2. Готовы ли вы решительно и неколебимо продолжать войну, несмотря на все превратности судьбы? Готовы ли вы сплотить ряды и стоять единой фалангой за фюрера до тех пор, пока мы не достигнем победы?

3. Готовы ли вы, если потребует фюрер, работать десять, двенадцать, четырнадцать, а то и шестнадцать часов в сутки и отдать все ради победы?

4. Согласны ли вы, если потребуется, принять еще более суровые и решительные меры, чем мы себе можем представить сегодня?

5. Англичане кричат, что германский народ потерял веру в фюрера. Я спрашиваю вас: правда ли, что сегодня ваша вера в фюрера тверже и исполнена большей силы, чем когда-либо? Готовы ли вы беспрекословно и без малейших сомнений следовать за фюрером, куда бы он вас ни повел, и сделать все, чтобы довести войну до победного конца?

6. Я спрашиваю вас: готовы ли вы отдать все силы, чтобы обеспечить восточный фронт солдатами и оружием и нанести смертельный удар по большевизму?

7. Обещаете ли вы солдатам, сражающимся на фронте, что за ними всегда будет стоять их родина и что вы дадите им все необходимое для победы?

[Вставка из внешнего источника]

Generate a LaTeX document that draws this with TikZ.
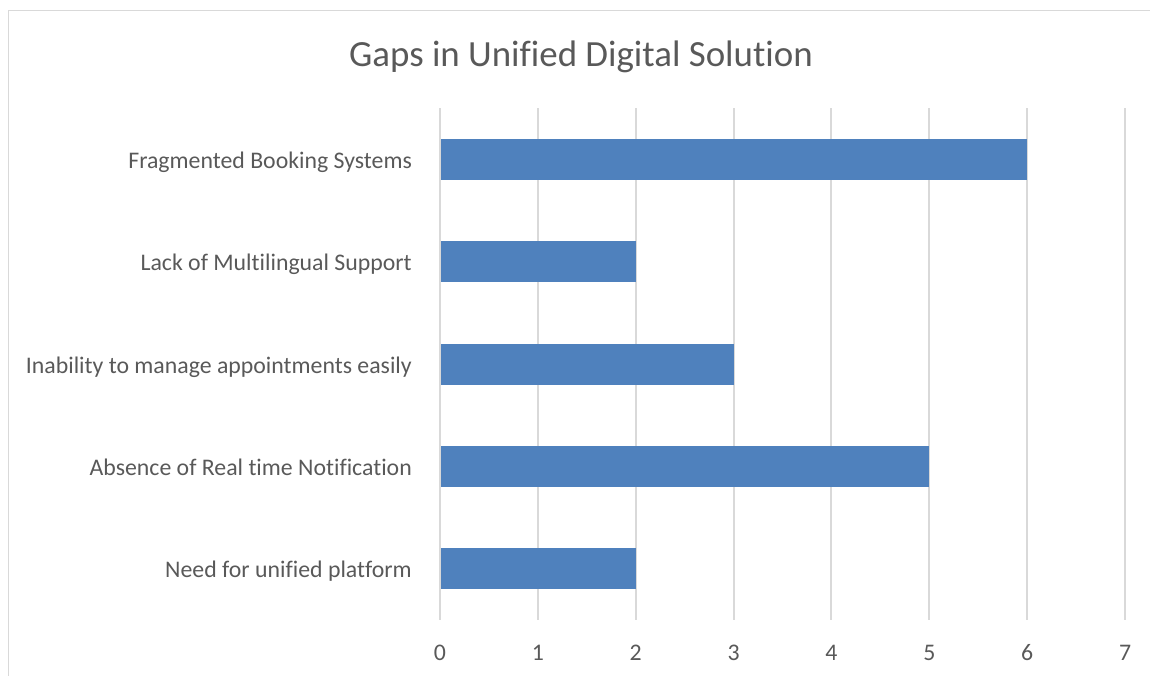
\documentclass[tikz,border=0pt]{standalone}
\usepackage{fontspec}
\setmainfont{Carlito}[Ligatures=NoCommon]
\definecolor{barblue}{HTML}{4F81BD}
\definecolor{gridgray}{HTML}{D9D9D9}
\definecolor{txtgray}{HTML}{595959}
\begin{document}
\begin{tikzpicture}[x=1pt,y=-1pt,
	catlabel/.style={txtgray,inner sep=0pt,anchor=base east,font=\fontsize{23.8}{28}\selectfont},
	ticklabel/.style={txtgray,inner sep=0pt,anchor=base,font=\fontsize{23.8}{28}\selectfont}]
	\useasboundingbox (0,0) rectangle (1150,675);
	% outer frame, cut on the right and bottom
	\draw[gridgray,line width=1.6pt] (8.5,676) -- (8.5,10.5) -- (1151,10.5);
	\node[txtgray,inner sep=0pt,anchor=base,font=\fontsize{36.9}{43}\selectfont] (title) at (581,66) {Gaps in Unified Digital Solution};
	% grid and axis numbers
	\foreach \x in {0,...,7}\draw[gridgray,line width=2pt] (440+97.86*\x,108)--(440+97.86*\x,620) coordinate (g\x);
	\foreach \x in {0,...,7}\node[ticklabel] (t\x) at (440+97.86*\x,660) {\x};
	% bars
	\foreach \v/\lab [count=\i] in {6/Fragmented Booking Systems,2/Lack of Multilingual Support,3/Inability to manage appointments easily,5/Absence of Real time Notification,2/Need for unified platform}{
		\fill[barblue] (441,108+102.4*\i-51.2-20.5) rectangle (440+97.86*\v,108+102.4*\i-51.2+20.5);
		\node[catlabel] (c\i) at (412,108+102.4*\i-51.2+9) {\lab};
	}
\end{tikzpicture}
\end{document}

8. Хотите ли вы, и прежде всего вы, женщины, чтобы правительство, наконец, прозрело и поняло, что и женщины Германии готовы отдать все свои силы для победы?

9. Одобряете ли вы самое суровое наказание для дезертиров и мошенников, которые прикидываются пацифистами и пользуются нашими трудностями в корыстных целях? Согласны ли вы, чтобы каждый, кто мешает нам помогать фронту, объявлялся преступником и платил за это жизнью?

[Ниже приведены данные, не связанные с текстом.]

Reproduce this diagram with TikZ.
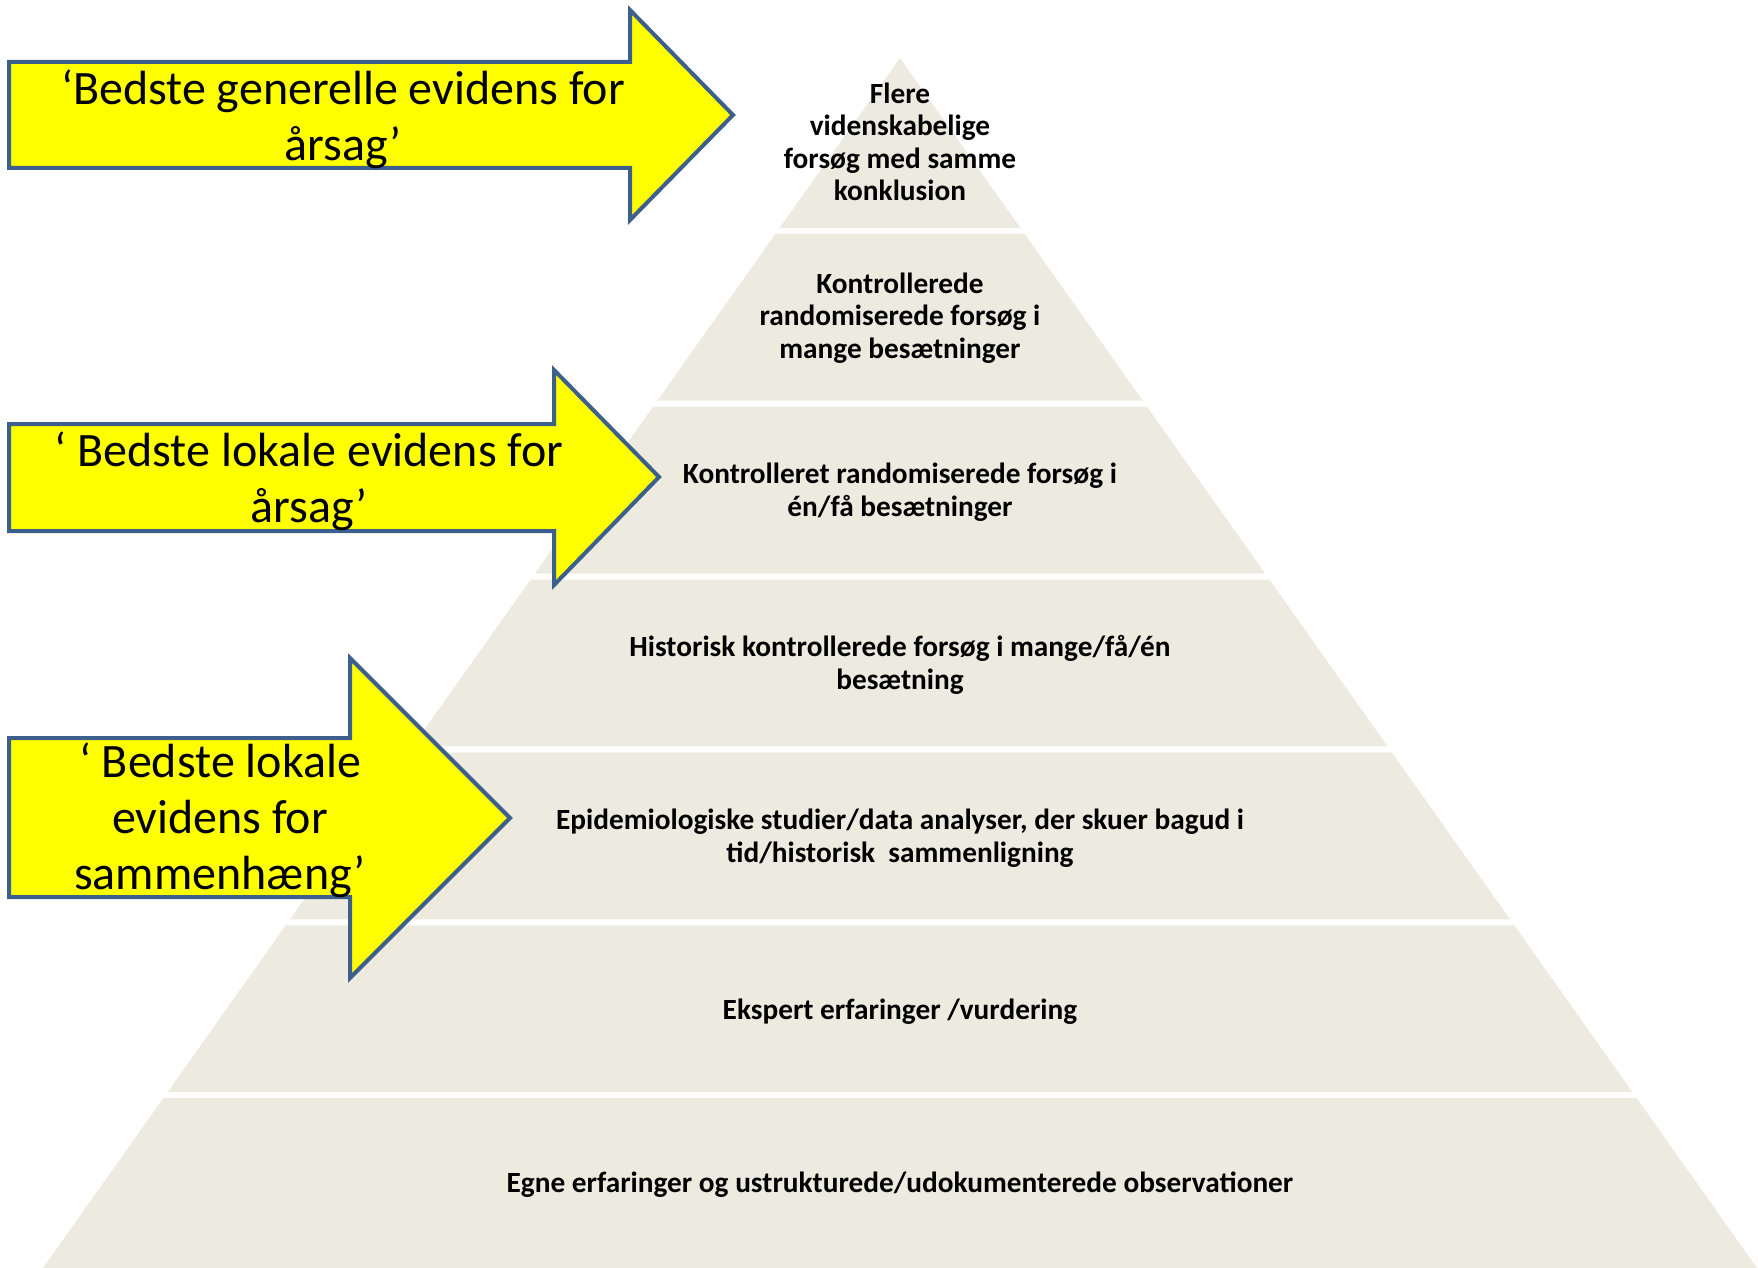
\documentclass[tikz,border=0pt]{standalone}
\usepackage{fontspec}
\setmainfont{Carlito}
\definecolor{pyr}{RGB}{237,235,224}
\definecolor{arrowedge}{HTML}{3C5F8C}
\definecolor{arrowfill}{RGB}{255,255,0}
\begin{document}
\begin{tikzpicture}[x=1pt,y=-1pt,
  band/.style={fill=pyr},
  bigarrow/.style={fill=arrowfill, draw=arrowedge, line width=4pt, line join=miter},
  arrowtext/.style={font=\fontsize{48}{56}\selectfont, align=center, inner sep=0pt},
  bandtext/.style={font=\fontsize{29.3}{32.5}\selectfont\bfseries, align=center, inner sep=0pt}]
\useasboundingbox (0,0) rectangle (1758,1268);
% pyramid bands
\foreach \k in {0,...,6} {
  \pgfmathsetmacro\ya{58+172.857*\k + (\k>0 ? 3 : 0)}
  \pgfmathsetmacro\yb{58+172.857*(\k+1) - (\k<6 ? 3 : 0)}
  \pgfmathsetmacro\wa{0.70826*(\ya-58)}
  \pgfmathsetmacro\wb{0.70826*(\yb-58)}
  \fill[band] (900-\wa,\ya) -- (900+\wa,\ya) -- (900+\wb,\yb) -- (900-\wb,\yb) -- cycle;
}
% band texts
\node[bandtext] (b1) at (900,142) {Flere\\videnskabelige\\forsøg med samme\\konklusion};
\node[bandtext] (b2) at (900,318) {Kontrollerede\\randomiserede forsøg i\\mange besætninger};
\node[bandtext] (b3) at (900,492) {Kontrolleret randomiserede forsøg i\\én/få besætninger};
\node[bandtext] (b4) at (900,665) {Historisk kontrollerede forsøg i mange/få/én\\besætning};
\node[bandtext] (b5) at (900,838) {Epidemiologiske studier/data analyser, der skuer bagud i\\tid/historisk\ \ sammenligning};
\node[bandtext] (b6) at (900,1012) {Ekspert erfaringer /vurdering};
\node[bandtext] (b7) at (900,1185) {Egne erfaringer og ustrukturede/udokumenterede observationer};
% arrows
\draw[bigarrow] (9,62) -- (630,62) -- (630,10) -- (733,115) -- (630,220) -- (630,168) -- (9,168) -- cycle;
\node[arrowtext] (t1) at (343,119) {‘Bedste generelle evidens for\\årsag’};
\draw[bigarrow] (9,424) -- (554,424) -- (554,370) -- (659,477) -- (554,585) -- (554,531) -- (9,531) -- cycle;
\node[arrowtext] (t2) at (309,481) {‘ Bedste lokale evidens for\\årsag’};
\draw[bigarrow] (9,738) -- (350,738) -- (350,658) -- (510,818) -- (350,978) -- (350,897) -- (9,897) -- cycle;
\node[arrowtext] (t3) at (220,820) {‘ Bedste lokale\\evidens for\\sammenhæng’};
\end{tikzpicture}
\end{document}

10. Хотите ли вы, чтобы народ в тылу сплотился и взял на свои плечи тяжелое бремя войны? Хотите ли вы, чтобы это бремя несли в равной степени и те, кто достиг вершин, и те, кто остался внизу, и богатые, и бедные?»

Геббельсу понадобился еще почти час, чтобы задать десять вопросов: так часто его прерывали. Он подвел итог: «Народ готов на все. Фюрер приказывает, а мы должны ему подчиняться… Если когда-либо наша вера в победу была твердой и непоколебимой, то это сегодня, в час национального единения и внутренней решимости. Мы видим впереди победу и должны завоевать ее. Поэтому наш лозунг таков: «Вставай, народ, иди на бой и обрети свободу».